Ciclicamente, coincidindo,
talvez, com fenómenos astrais de equinócio ou eclipse solar, realiza-se, na
mais prestigiada casa de espectáculos, uma sessão solene.
O arvorado chefe aparece na
ribalta e, em férvida exaltação do seu ego, propala quanto fez, numa enumeração
de sucesso em sucesso.
Das bancas do anfiteatro, os
macaquinhos amestrados vão batendo as patitas, ao sinal convencionado da
interrupção da perorata com um golinho de água.
Para cúmulo da tristeza,
surge, por vezes, o idiota útil, que afirma ir fazer diferente, sabendo-se que
serve apenas os interesses que os outros também servem.

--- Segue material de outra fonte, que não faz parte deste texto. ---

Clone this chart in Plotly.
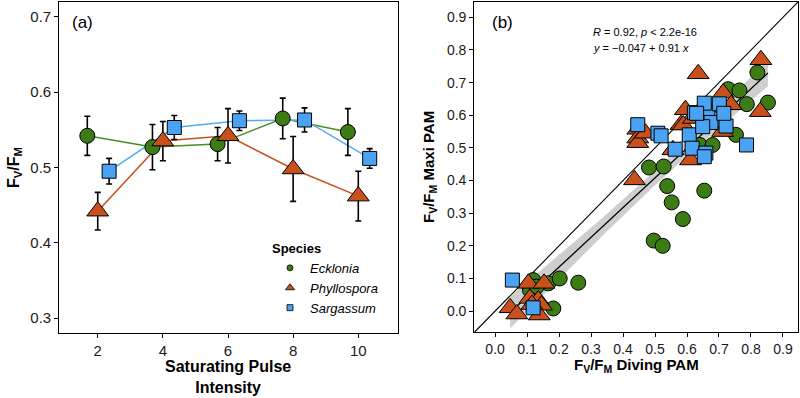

O resto, na figura de alguém
acossado pelo tempo e pela senhora presidente, é pitadinha de sal na mixórdia,
nem mesmo assim tragável.
Cá fora, em circuito
fechadíssimo, os que se ganham a vida na pura bisbilhotice comentam entre si,
oralmente ou por escrito, num compadrio confortável.
No espaço mais largo e
poluído da vida, a formigação não pára, no afã fracassado de evitar a sopinha
dos pobres, já sem resposta para tão grande procura.
É de tudo isto que devemos
orgulhar-nos, dizem, pois trata-se da democracia em marcha.
Fúnebre, certamente.
Pouco convencidos, embora
sempre dispostos a engolir seja o que for a troco de uma cerveja, os jovens
vão-se apressando na direcção de Saramago e Maria João Pires: a fuga.